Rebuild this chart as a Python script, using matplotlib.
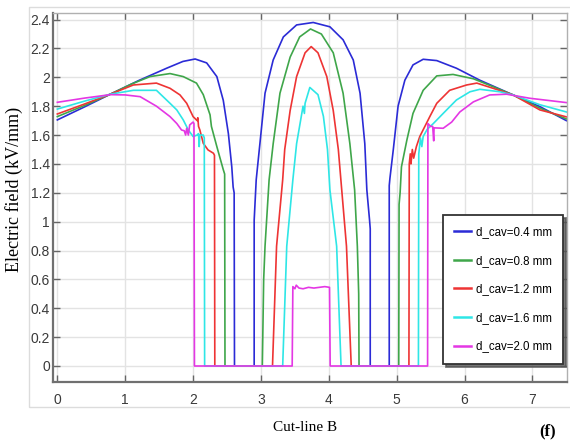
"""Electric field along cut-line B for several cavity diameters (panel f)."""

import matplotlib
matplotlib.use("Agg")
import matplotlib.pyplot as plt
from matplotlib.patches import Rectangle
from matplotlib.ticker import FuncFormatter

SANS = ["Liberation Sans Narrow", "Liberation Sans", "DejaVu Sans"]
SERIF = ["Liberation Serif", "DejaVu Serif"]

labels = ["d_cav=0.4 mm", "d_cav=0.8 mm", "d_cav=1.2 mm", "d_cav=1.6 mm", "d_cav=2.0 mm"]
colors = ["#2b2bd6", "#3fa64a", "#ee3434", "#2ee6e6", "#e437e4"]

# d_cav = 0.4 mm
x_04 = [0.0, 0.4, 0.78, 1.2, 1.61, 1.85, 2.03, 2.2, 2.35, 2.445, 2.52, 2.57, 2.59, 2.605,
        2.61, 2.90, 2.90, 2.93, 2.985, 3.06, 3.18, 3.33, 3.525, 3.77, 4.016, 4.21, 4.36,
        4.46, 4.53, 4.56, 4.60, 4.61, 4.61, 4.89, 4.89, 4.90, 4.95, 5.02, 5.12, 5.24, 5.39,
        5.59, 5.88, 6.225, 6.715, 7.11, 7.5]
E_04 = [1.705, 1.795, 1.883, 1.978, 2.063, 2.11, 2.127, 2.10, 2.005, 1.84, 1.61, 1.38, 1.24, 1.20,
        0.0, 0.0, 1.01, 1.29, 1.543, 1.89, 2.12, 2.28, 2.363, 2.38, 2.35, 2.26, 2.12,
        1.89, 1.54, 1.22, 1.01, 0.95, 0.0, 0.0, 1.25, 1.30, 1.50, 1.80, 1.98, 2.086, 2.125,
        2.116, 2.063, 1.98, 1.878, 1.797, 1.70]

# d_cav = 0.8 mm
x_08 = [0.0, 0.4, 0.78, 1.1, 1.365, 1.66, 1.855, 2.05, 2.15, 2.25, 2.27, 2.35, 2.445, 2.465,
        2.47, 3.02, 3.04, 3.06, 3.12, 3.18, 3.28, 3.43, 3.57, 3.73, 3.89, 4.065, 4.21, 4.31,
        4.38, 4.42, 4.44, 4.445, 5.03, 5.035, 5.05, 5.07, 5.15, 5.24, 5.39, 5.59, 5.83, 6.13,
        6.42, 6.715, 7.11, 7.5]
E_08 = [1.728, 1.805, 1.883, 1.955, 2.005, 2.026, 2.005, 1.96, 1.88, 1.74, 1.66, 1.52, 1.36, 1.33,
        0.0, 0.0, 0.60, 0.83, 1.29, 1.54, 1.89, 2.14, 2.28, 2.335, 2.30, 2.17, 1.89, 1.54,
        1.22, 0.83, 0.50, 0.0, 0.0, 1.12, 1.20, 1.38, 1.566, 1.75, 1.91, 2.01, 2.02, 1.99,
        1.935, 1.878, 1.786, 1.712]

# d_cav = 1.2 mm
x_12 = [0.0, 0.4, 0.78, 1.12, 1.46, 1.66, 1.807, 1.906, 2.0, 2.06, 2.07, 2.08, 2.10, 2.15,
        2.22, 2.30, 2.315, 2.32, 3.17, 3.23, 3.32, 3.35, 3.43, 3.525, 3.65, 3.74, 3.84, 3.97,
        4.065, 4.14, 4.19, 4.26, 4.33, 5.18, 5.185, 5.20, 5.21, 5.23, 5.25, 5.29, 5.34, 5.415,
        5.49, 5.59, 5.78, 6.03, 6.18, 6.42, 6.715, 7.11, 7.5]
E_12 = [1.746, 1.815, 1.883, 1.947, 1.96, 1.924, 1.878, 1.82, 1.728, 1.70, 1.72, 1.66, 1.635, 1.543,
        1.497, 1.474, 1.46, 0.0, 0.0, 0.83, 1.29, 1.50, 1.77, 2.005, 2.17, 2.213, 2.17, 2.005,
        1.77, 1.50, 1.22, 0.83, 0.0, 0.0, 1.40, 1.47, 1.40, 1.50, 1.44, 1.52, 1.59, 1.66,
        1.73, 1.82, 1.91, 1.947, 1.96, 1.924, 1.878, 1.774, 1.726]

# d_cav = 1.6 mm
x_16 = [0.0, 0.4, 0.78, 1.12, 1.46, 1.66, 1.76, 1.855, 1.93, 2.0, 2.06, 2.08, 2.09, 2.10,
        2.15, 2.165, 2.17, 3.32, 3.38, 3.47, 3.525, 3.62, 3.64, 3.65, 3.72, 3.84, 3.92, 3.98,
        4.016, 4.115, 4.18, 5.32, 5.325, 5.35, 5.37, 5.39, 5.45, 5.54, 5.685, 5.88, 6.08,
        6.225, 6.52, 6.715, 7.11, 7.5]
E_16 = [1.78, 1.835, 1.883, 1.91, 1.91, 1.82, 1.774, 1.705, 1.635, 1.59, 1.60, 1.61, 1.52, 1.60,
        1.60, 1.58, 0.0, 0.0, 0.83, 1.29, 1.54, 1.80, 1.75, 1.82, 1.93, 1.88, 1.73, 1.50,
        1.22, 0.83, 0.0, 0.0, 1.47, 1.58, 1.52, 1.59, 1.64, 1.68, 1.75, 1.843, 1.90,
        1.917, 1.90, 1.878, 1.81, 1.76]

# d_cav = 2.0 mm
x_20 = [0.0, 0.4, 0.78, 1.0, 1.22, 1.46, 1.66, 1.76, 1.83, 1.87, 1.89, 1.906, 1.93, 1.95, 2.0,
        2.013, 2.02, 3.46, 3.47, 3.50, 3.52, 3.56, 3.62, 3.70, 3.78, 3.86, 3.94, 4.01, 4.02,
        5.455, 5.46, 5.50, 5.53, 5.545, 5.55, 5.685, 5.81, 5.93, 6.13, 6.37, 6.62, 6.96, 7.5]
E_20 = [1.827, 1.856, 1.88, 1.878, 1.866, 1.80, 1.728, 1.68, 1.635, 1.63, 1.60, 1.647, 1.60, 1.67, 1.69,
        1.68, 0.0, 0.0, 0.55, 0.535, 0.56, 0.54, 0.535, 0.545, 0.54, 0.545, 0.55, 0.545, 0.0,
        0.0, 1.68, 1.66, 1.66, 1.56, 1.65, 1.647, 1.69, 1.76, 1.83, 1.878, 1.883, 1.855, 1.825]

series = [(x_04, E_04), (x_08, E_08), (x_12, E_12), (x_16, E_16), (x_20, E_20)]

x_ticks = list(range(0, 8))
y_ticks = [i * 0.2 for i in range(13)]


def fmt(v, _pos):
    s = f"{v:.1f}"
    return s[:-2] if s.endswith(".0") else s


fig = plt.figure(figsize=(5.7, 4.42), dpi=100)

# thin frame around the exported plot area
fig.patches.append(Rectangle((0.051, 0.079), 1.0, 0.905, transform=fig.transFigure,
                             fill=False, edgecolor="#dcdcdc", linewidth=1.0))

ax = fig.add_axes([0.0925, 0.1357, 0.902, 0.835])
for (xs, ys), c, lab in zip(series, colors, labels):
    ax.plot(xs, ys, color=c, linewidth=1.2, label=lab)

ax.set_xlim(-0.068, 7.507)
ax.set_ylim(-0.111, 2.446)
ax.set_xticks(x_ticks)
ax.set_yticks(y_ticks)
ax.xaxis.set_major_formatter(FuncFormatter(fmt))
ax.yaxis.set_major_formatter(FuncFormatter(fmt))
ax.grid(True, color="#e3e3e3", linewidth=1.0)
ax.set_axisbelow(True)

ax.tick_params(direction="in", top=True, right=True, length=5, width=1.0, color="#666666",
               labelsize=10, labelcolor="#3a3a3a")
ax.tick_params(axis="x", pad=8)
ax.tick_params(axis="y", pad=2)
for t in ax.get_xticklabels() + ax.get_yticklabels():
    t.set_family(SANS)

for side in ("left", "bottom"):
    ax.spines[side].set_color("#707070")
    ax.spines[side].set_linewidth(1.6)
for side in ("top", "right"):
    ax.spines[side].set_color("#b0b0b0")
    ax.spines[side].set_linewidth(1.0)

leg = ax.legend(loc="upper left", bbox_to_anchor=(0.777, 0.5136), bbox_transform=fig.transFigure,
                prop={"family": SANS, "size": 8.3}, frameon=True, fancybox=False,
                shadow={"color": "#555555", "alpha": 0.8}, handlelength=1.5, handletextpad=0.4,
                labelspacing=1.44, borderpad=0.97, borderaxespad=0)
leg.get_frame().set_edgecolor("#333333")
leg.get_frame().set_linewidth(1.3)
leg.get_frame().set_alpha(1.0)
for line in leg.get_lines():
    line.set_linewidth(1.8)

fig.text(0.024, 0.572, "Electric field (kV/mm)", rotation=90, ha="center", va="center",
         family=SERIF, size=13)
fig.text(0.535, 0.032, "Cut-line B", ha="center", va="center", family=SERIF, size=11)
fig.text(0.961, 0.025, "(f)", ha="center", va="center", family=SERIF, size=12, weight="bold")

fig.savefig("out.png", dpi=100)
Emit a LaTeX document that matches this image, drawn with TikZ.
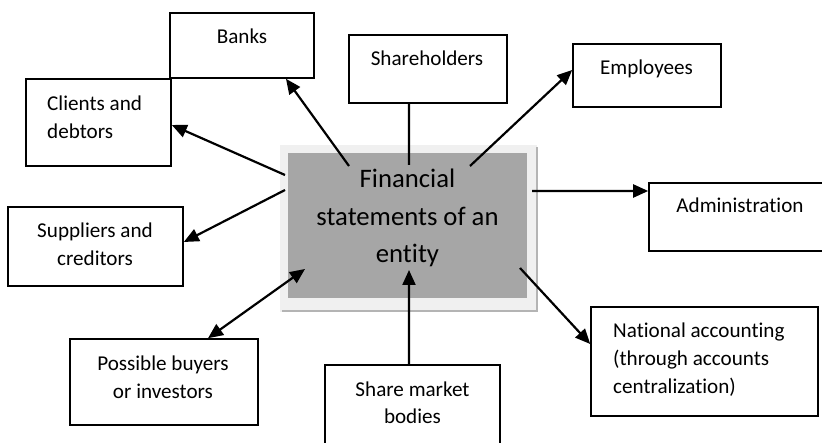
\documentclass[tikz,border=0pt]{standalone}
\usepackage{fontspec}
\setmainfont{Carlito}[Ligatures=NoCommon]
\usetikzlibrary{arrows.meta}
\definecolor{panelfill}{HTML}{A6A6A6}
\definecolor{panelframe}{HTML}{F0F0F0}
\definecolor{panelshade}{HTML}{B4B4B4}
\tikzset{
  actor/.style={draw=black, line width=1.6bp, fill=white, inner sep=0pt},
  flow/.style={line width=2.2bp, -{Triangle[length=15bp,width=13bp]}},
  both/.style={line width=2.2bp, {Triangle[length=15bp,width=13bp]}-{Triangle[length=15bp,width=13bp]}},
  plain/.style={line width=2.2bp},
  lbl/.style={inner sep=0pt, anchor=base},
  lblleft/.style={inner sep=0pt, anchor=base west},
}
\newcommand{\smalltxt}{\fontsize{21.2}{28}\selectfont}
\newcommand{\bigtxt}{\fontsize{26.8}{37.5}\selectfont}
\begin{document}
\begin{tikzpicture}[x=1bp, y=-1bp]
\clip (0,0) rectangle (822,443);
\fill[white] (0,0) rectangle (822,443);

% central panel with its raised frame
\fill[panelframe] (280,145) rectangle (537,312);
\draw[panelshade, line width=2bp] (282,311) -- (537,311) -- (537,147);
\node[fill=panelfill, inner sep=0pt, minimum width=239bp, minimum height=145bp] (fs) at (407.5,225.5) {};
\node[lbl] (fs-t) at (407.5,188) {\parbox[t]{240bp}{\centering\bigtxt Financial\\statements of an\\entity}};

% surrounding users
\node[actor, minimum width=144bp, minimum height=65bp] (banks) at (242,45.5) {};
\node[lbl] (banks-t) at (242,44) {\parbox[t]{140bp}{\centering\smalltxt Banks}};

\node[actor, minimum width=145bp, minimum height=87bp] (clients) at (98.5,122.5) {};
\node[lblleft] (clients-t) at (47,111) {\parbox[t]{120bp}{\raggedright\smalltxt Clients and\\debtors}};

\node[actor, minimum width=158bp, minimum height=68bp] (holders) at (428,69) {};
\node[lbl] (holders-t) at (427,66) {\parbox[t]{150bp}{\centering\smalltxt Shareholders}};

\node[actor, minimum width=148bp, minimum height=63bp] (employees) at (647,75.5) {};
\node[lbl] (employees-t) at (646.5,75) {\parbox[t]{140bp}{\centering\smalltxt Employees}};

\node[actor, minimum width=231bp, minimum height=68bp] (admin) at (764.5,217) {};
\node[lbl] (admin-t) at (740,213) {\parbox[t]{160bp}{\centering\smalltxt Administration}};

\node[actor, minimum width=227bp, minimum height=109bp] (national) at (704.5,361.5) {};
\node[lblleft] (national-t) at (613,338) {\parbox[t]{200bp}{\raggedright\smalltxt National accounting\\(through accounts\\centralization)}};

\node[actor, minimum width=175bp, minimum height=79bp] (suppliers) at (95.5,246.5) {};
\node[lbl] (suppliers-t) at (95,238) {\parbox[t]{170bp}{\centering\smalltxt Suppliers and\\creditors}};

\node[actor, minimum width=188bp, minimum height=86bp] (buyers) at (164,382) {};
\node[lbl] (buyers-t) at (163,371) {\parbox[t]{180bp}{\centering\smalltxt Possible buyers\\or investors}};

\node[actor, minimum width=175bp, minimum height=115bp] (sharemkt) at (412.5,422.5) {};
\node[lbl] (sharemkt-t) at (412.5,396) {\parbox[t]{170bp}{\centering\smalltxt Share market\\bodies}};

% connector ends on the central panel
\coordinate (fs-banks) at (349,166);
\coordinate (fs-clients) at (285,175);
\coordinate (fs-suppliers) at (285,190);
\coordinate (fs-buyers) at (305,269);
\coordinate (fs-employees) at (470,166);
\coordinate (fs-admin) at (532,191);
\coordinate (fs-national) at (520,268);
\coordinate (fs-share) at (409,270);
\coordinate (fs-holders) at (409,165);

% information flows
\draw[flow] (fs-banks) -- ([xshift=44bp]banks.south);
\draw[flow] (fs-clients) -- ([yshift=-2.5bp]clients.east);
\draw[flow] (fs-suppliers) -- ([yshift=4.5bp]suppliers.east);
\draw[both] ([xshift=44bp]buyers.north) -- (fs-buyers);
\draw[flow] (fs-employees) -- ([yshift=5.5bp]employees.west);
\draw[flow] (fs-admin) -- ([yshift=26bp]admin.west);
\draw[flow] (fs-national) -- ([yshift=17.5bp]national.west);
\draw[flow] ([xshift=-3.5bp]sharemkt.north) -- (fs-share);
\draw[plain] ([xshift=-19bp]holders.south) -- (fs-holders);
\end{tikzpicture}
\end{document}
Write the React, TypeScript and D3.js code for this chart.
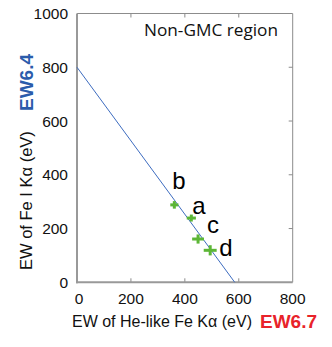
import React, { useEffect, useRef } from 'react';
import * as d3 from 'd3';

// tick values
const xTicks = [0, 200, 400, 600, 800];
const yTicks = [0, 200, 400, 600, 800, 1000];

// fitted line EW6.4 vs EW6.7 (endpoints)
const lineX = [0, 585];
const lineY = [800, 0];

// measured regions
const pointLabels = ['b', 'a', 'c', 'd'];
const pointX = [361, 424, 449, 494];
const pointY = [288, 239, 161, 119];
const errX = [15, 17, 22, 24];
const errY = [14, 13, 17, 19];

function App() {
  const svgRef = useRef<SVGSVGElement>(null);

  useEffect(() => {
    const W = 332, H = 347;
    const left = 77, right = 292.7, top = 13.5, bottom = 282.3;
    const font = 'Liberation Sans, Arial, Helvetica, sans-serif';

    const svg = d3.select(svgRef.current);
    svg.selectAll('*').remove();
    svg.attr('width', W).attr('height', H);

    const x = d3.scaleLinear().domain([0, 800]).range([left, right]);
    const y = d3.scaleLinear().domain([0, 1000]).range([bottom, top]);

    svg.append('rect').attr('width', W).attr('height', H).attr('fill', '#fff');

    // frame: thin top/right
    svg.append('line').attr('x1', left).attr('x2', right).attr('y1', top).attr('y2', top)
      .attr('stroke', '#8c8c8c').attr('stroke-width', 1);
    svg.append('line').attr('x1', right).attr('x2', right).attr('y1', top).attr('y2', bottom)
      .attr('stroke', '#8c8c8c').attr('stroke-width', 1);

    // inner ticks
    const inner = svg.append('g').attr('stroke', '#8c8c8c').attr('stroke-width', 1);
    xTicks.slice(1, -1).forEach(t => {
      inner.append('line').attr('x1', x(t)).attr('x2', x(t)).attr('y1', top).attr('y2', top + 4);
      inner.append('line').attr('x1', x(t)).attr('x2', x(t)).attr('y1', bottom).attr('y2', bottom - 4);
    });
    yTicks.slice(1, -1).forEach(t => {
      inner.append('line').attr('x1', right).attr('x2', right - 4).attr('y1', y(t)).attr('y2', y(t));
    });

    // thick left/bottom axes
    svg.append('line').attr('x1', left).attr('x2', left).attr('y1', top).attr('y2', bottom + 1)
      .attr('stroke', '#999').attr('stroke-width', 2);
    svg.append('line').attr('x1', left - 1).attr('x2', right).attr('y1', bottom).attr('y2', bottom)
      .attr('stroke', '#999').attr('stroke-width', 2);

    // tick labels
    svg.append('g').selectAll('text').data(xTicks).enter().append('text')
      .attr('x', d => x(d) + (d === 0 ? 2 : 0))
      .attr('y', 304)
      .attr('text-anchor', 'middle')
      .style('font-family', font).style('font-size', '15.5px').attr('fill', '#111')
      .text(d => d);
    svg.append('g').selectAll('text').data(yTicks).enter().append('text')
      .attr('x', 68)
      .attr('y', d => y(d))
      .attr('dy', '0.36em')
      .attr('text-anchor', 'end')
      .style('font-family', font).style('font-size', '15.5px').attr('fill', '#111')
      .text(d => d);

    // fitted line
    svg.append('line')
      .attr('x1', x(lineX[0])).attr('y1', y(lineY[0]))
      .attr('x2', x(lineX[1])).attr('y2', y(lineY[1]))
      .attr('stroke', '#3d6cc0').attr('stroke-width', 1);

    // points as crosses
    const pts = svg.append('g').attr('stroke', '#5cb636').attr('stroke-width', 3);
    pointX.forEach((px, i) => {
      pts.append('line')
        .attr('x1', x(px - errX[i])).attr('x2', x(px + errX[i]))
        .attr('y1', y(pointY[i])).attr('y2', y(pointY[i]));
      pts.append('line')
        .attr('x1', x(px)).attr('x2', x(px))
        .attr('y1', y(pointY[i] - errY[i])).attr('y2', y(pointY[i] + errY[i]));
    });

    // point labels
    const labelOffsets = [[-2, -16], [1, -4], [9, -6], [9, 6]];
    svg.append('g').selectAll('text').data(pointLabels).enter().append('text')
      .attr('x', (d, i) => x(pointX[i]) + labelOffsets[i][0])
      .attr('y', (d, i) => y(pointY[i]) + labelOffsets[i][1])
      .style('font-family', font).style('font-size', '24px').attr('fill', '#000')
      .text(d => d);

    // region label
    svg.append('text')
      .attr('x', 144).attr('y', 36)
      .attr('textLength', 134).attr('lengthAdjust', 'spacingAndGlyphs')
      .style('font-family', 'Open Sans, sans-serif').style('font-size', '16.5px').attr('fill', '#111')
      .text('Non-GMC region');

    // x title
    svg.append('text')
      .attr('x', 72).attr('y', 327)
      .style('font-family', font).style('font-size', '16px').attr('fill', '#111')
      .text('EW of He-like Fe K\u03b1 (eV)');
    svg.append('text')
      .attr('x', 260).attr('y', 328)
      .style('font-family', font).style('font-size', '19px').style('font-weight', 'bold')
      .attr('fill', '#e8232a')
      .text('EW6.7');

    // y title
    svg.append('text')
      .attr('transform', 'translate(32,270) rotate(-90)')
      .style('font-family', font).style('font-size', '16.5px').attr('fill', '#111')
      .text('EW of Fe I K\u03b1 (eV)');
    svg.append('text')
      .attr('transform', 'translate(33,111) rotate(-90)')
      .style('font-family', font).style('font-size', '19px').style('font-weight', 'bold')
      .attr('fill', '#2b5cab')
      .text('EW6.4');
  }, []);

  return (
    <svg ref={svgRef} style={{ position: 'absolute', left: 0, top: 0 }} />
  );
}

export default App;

++++++++++++++++++++

■ REQUIRED WORK ■
Repeat exactly the stretch of lines that opens with the line containing "Write the React, TypeScript" and closes with the line containing "W).attr('height', H).attr('fill', '#fff');". Leave the pictures out, and add nothing.

■ RESPONSE TO THIS EXERCISE ■
Write the React, TypeScript and D3.js code for this chart.
import React, { useEffect, useRef } from 'react';
import * as d3 from 'd3';

// tick values
const xTicks = [0, 200, 400, 600, 800];
const yTicks = [0, 200, 400, 600, 800, 1000];

// fitted line EW6.4 vs EW6.7 (endpoints)
const lineX = [0, 585];
const lineY = [800, 0];

// measured regions
const pointLabels = ['b', 'a', 'c', 'd'];
const pointX = [361, 424, 449, 494];
const pointY = [288, 239, 161, 119];
const errX = [15, 17, 22, 24];
const errY = [14, 13, 17, 19];

function App() {
  const svgRef = useRef<SVGSVGElement>(null);

  useEffect(() => {
    const W = 332, H = 347;
    const left = 77, right = 292.7, top = 13.5, bottom = 282.3;
    const font = 'Liberation Sans, Arial, Helvetica, sans-serif';

    const svg = d3.select(svgRef.current);
    svg.selectAll('*').remove();
    svg.attr('width', W).attr('height', H);

    const x = d3.scaleLinear().domain([0, 800]).range([left, right]);
    const y = d3.scaleLinear().domain([0, 1000]).range([bottom, top]);

    svg.append('rect').attr('width', W).attr('height', H).attr('fill', '#fff');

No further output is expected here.